Start Data extract
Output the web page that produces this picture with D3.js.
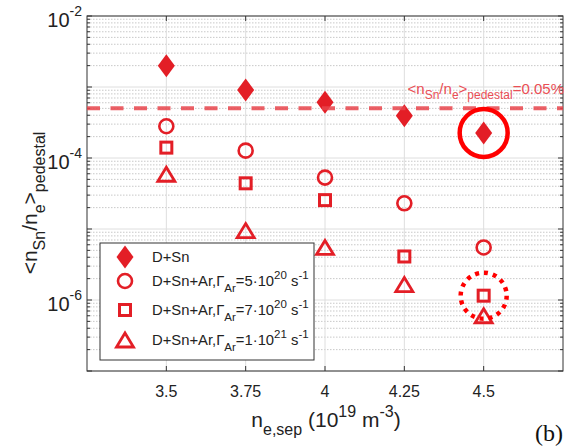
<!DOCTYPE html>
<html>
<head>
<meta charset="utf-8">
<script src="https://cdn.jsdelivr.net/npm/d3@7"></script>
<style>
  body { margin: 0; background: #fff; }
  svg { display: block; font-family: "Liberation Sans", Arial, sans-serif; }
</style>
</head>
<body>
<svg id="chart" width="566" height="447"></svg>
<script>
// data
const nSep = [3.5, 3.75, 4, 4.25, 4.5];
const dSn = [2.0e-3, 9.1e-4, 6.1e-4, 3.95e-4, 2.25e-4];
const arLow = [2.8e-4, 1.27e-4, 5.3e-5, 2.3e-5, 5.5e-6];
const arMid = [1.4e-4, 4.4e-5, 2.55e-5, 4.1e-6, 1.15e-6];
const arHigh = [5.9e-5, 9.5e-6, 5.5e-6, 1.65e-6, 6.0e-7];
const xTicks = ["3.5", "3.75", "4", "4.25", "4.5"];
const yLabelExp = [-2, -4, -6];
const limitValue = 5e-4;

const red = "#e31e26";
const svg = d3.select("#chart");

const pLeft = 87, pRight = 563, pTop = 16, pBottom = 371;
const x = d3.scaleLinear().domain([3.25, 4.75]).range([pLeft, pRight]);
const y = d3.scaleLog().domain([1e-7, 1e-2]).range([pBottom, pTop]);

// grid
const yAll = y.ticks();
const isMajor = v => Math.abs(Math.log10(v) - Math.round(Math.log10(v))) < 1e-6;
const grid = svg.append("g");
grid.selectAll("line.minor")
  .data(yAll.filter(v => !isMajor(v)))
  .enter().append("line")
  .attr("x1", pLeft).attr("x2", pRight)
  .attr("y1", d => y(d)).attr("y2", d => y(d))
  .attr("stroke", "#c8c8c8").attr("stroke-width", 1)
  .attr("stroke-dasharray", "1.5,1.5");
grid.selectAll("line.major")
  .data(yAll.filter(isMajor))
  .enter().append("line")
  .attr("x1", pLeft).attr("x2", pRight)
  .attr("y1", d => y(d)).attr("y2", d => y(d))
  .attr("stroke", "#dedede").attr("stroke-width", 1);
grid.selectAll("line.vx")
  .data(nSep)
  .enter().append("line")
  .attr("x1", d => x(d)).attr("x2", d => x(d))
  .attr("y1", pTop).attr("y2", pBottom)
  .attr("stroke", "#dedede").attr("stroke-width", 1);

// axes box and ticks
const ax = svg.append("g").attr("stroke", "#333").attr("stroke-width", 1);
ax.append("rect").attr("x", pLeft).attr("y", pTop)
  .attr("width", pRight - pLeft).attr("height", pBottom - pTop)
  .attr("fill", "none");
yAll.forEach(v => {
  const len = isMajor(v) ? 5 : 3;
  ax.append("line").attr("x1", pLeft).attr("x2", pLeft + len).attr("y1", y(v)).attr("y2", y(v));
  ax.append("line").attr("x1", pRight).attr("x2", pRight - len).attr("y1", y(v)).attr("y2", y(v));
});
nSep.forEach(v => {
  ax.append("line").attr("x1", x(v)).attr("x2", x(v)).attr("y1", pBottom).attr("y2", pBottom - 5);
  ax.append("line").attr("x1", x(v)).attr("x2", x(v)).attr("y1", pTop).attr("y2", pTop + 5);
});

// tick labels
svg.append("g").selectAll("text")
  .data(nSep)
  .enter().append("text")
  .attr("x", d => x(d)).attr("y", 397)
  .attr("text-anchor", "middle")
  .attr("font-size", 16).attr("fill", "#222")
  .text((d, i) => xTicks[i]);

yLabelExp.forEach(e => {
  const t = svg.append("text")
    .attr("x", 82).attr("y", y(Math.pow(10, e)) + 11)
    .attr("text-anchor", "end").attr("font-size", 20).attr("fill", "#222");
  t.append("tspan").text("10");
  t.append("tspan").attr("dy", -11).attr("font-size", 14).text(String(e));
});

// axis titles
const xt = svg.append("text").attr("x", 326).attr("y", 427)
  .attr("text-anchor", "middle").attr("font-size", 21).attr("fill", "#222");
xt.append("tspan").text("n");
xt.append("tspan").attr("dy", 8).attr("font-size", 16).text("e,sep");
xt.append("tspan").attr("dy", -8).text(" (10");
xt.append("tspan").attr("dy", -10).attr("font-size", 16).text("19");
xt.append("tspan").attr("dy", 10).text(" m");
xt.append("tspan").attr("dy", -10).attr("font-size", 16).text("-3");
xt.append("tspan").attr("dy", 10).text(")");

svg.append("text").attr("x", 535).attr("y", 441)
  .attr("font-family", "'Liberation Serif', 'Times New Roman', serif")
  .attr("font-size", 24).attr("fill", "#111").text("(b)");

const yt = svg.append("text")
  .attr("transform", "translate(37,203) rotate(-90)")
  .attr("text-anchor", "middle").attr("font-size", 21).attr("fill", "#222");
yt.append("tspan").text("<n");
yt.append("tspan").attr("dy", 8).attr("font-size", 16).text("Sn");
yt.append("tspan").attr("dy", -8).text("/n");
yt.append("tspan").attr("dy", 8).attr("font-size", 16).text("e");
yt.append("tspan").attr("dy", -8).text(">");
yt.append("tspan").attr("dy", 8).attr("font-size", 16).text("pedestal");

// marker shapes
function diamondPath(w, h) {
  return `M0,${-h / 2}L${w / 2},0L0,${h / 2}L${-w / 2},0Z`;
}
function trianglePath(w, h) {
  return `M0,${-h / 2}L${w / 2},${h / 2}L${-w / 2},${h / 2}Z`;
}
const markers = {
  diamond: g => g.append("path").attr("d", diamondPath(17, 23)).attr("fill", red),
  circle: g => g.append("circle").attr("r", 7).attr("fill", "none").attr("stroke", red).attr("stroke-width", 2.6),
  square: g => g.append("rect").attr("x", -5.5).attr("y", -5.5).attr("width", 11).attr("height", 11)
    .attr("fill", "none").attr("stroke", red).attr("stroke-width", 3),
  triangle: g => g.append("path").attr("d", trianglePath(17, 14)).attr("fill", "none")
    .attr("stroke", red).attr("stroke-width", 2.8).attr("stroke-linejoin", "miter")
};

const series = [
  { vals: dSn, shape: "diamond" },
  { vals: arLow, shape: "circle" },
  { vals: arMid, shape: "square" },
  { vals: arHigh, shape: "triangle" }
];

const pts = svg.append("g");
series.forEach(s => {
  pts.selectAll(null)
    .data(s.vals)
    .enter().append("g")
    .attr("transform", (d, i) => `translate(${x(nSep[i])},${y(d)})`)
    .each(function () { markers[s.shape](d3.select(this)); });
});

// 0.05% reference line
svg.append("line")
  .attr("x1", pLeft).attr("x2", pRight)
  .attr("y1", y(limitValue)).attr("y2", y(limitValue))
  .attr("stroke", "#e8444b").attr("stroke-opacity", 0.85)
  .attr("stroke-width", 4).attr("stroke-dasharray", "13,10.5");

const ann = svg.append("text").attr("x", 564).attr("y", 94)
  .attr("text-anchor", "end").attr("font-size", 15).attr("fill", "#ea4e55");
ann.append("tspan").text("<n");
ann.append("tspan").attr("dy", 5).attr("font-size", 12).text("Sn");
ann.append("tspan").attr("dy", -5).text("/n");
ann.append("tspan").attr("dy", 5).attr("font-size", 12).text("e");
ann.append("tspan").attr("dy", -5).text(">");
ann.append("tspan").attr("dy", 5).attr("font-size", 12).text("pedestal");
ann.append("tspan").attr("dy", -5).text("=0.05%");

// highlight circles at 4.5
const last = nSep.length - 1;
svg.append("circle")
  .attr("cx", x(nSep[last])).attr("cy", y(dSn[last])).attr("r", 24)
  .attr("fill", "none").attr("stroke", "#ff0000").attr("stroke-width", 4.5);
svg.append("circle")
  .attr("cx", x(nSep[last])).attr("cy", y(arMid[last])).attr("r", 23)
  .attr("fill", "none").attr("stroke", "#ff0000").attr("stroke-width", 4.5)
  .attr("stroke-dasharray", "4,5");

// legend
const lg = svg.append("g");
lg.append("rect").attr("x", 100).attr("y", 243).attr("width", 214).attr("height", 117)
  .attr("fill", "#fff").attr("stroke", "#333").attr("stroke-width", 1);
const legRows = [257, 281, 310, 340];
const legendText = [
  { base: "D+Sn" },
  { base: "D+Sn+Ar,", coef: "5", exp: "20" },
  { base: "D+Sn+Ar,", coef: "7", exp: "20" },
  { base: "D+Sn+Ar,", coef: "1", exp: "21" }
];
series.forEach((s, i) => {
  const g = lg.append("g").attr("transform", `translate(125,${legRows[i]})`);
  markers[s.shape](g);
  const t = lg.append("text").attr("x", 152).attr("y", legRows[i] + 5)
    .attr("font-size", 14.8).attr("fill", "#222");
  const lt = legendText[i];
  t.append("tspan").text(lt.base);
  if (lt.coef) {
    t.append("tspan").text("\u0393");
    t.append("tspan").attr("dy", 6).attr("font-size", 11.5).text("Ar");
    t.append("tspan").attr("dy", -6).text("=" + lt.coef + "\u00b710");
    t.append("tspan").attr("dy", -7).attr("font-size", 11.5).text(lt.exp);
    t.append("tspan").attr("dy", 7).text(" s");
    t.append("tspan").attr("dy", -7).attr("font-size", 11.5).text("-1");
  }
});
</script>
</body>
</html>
End Data extract
Please quote the lines of the material, beginning with the first and ending with the one that contains "d3.scaleLog().domain([1e-7, 1e-2]).range([pBottom, pTop]);", exactly as written and without any pictures.

Reply:
Output the web page that produces this picture with D3.js.
<!DOCTYPE html>
<html>
<head>
<meta charset="utf-8">
<script src="https://cdn.jsdelivr.net/npm/d3@7"></script>
<style>
  body { margin: 0; background: #fff; }
  svg { display: block; font-family: "Liberation Sans", Arial, sans-serif; }
</style>
</head>
<body>
<svg id="chart" width="566" height="447"></svg>
<script>
// data
const nSep = [3.5, 3.75, 4, 4.25, 4.5];
const dSn = [2.0e-3, 9.1e-4, 6.1e-4, 3.95e-4, 2.25e-4];
const arLow = [2.8e-4, 1.27e-4, 5.3e-5, 2.3e-5, 5.5e-6];
const arMid = [1.4e-4, 4.4e-5, 2.55e-5, 4.1e-6, 1.15e-6];
const arHigh = [5.9e-5, 9.5e-6, 5.5e-6, 1.65e-6, 6.0e-7];
const xTicks = ["3.5", "3.75", "4", "4.25", "4.5"];
const yLabelExp = [-2, -4, -6];
const limitValue = 5e-4;

const red = "#e31e26";
const svg = d3.select("#chart");

const pLeft = 87, pRight = 563, pTop = 16, pBottom = 371;
const x = d3.scaleLinear().domain([3.25, 4.75]).range([pLeft, pRight]);
const y = d3.scaleLog().domain([1e-7, 1e-2]).range([pBottom, pTop]);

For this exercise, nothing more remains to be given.